Database design development

IntroductionUp

The PanLex database has undergone several incremental design revisions. Among the major ones have been:

  • The addition of language varieties to what were only languages.
  • The elaboration of the records of sources to include bibliographic, file-type, editor, language-variety, quality, complexity, and other attributes.
  • The consolidation of meaning identifiers, word classifications, domain specifications, and metadata into meaning and denotation classifications and properties.
  • The creation of source groups.
  • The addition of mutability and expressional default names to language varieties.

We expect the database design to continue to undergo occasional changes, and we welcome proposals for improvements.

Details

Potential changes to the database design that are under discussion include:

Source classifications and properties

Above we discuss classifications and properties in general. Additional details specific to source classifications and source properties are discussed here. As of June 02016, these changed had not been implemented.

An idea emerged in May 02015 to reorganize the structure of source records, making them more extensible, better able to accommodate multiple values per column, and more interoperable and/or linkable with other bibliographic records. One possible benefit would be to permit records to be imported from elsewhere, such as OCLC, Library of Congress (possibly under the Z39.50 standard), and Open Library.

This proposal has been accommodated with source classifications and properties. They generalize most of the content of table ap.

Tables

Classifications

Source classifications are stored in table acs. It has the structure

acs serial primary key
ap integer not null
ex0 integer
ex1 integer not null

and constraints

  • ap+ex0+ex1 unique
  • ap references ap(ap)
  • ex0 references ex(ex)
  • ex1 references ex(ex)

Table acs absorbed the li column of table ap (sources). For each record of table ap having a non-null value of li, a record was created in table acs, where ex0 is the expression “license” in the DCMI Metadata Terms language variety art-301, and the 2-character value of li was converted to the ID of an equivalent expression in either the SPDX License List Identifier language variety art-298 or the PanLex Intellectual Property Licenses language variety art-299 as the value of ex1.

Properties

Source properties are stored in table app.

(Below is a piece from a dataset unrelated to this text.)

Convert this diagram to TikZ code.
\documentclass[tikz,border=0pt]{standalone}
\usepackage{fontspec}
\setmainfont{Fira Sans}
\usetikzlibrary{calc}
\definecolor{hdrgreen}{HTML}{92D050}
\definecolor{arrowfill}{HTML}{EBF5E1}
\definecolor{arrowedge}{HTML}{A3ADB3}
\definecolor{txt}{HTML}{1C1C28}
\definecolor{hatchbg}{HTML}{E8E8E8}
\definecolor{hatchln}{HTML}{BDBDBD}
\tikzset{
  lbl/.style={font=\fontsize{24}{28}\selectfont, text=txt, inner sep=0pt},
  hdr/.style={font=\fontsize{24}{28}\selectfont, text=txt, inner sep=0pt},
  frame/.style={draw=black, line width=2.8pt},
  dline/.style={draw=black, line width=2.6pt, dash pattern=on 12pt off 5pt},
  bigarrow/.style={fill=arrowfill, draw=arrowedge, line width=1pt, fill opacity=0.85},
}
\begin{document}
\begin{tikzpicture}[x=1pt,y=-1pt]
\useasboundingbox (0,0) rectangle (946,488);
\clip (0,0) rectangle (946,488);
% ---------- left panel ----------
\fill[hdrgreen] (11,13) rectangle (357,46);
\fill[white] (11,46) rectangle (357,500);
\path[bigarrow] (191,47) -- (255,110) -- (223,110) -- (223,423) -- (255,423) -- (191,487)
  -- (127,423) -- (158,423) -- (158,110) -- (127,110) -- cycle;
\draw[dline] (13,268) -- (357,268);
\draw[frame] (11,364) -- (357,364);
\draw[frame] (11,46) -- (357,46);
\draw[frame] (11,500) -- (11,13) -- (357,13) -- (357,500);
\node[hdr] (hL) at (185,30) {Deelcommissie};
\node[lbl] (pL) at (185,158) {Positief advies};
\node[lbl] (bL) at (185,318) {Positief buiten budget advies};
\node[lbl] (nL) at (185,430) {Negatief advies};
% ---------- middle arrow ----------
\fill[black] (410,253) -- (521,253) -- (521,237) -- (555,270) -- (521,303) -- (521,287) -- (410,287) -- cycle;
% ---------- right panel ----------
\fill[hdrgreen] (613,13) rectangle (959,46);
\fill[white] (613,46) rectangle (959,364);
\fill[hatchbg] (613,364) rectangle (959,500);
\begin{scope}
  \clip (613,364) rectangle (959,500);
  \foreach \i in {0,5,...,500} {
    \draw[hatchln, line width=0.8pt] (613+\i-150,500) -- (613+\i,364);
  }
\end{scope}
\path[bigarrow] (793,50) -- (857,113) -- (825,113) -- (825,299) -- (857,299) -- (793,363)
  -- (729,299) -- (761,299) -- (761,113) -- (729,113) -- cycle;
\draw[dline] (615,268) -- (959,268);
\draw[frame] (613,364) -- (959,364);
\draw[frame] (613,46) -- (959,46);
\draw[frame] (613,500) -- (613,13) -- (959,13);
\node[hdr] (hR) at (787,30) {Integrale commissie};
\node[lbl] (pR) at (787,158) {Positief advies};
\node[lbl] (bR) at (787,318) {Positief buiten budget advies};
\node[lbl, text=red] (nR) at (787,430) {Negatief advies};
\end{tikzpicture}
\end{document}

It has the structure:

app serial primary key
ap integer not null
ex integer not null
sq smallint not null
tt text not null

Constraints:

  • ap+ex+tt unique
  • ap references ap(ap)
  • ex references ex(ex)
  • ap+ex+sq unique

Table app absorbed columns ur, bn, au, ti, pb, yr, ul, ip, co, and ad of table ap (sources). Their ex values are the IDs of equivalent expressions in the DCMI Metadata Terms language variety, art-301. or the PanLex Source Classes and Properties language variety, art-305.

The sq column of table app identifies a sequential index. Sources often have multiple authors, and PanLex sources often have multiple titles. Some also have multiple publishers, multiple URLs, etc. Column sq specifies the order in which they appear.

Uses

Table ap contains each source’s ID, registration date, estimated quality, and group ID. You can use source classifications and properties to record other information about sources. This includes the usual bibliographic facts and PanLex-specific data.

We are not referring here to facts about the editorial assimilation of sources, such as the completion status of assimilation and problems facing the editors of particular sources. These editorial facts are stored in the aped table instead.